We are now at Thanksgiving and the poor kid is always behind on schoolwork now.   My once healthy kid seems to have lost his immune system at Loma Linda!   Everything that comes around, he gets.   Additionally, I decided the bunnies deserved a treat and bought them some Timothy Hay for the first time in years.   Idiot mother forgot WHY I stopped buying it!   We are all terribly allergic and the bunnies are in the school room.   So the poor kid was miserable for the month it was in their bunny boxes.   I couldn't figure out why he was so sick.    I finally got a clue and ordered the Orchard Grass, boom, he is feeling much better rather quickly.   I felt really really stupid, let me tell you.   He still gets every virus that comes around but at least its not his allergies acting up.    Dad asks me what the box is at some point and I tell him books for his school that he doesn't really need, don't worry about it.        Yeah, another blunder there.
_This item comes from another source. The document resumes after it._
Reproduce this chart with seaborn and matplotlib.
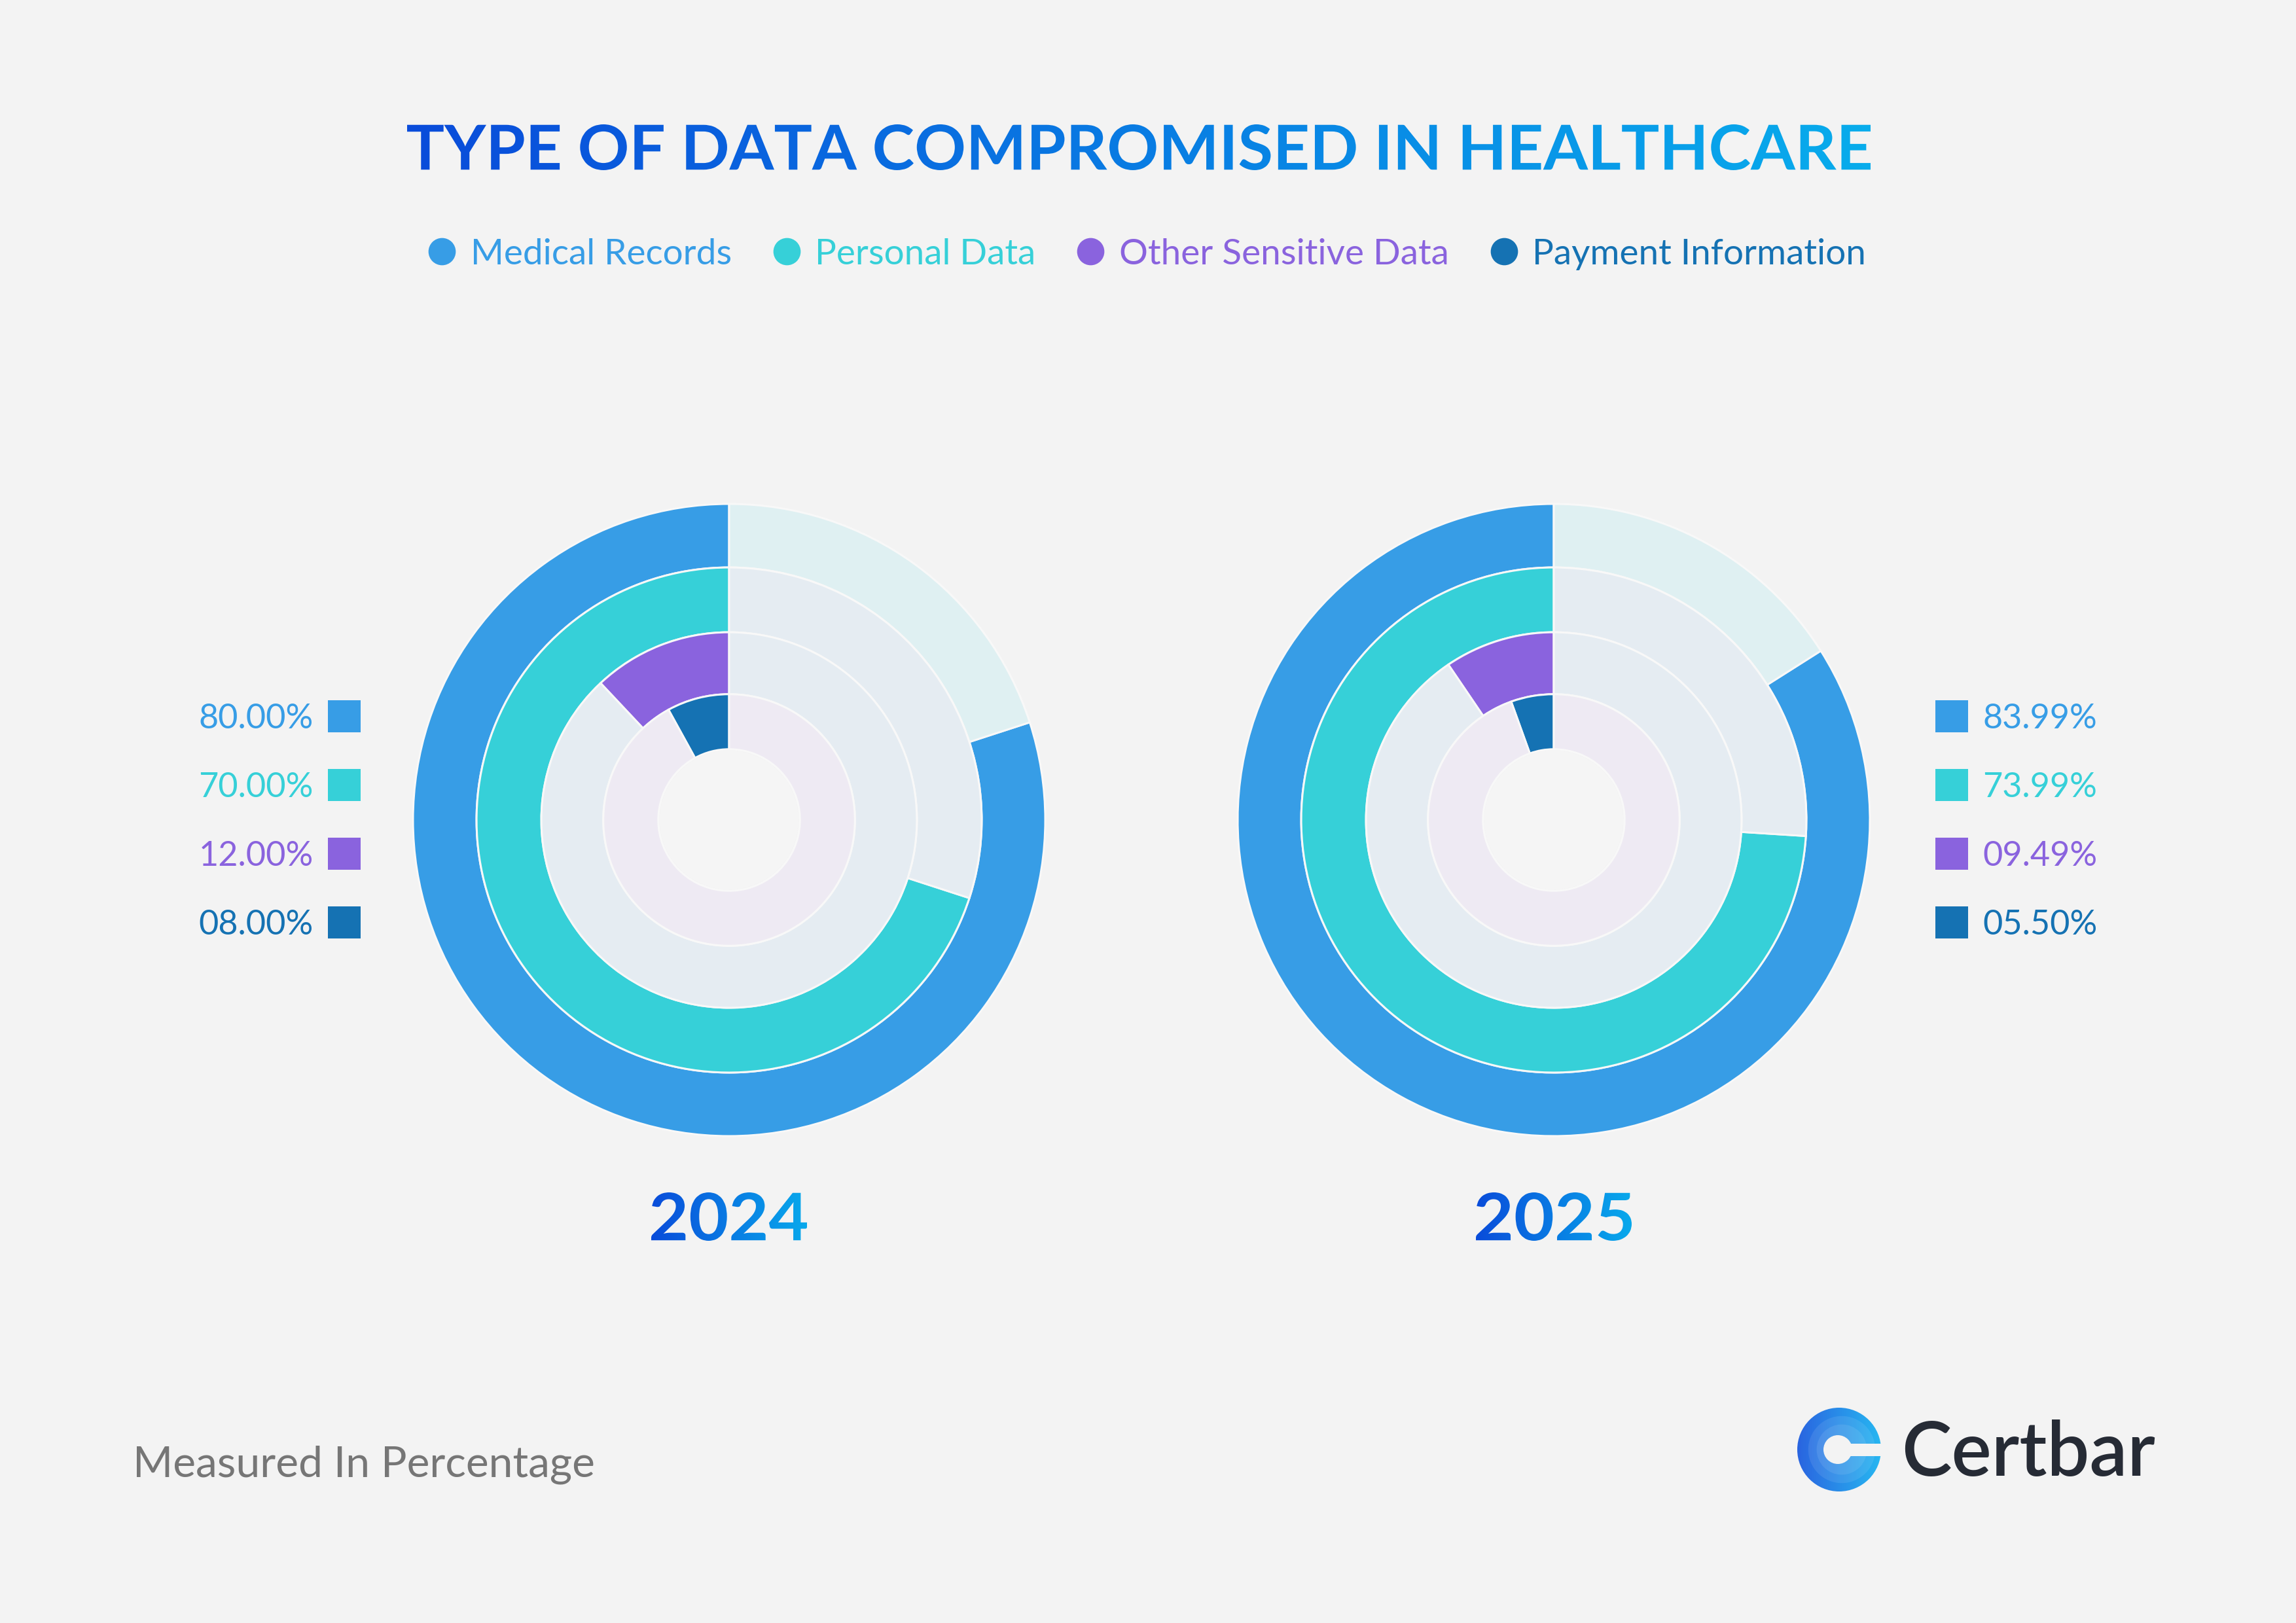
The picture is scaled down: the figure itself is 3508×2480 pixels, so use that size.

So why do I keep talking about this stupid box??       I am sure everyone is ready to scream, "Shut up about the damn box!"  Patience, its actually relevant!   Read over all we have been through since the box.   Note that I am sure I have forgotten some things as well.   Now sit down with your son to help him with his English assignments and read where it says: Read pages 71-80 of The Night Thoreau Spent In Jail.   Frantically click all over, looking for a link to said material.   Go back and figure out that this particular lesson started in the beginning of November and its all connected.   Remember the box.   Finally remove the tape and remove the big History book on top.   Note there are two paperback books under this book.   Hit yourself in the forehead repeatedly when one of them is: THE NIGHT THOREAU SPENT IN JAIL!!!!       Try to get your autistic son to explain why he never told you that he was having to google information on this play to answer questions.   Scream inside your head because you would never scream at him, no matter how much you want to.   Sigh loudly and explain to your son why you are now going to have to start this lesson from the beginning instead of just continuing where you are.    Laugh because you have cried too much in the past few months and in the grand scheme of things, it really is funny.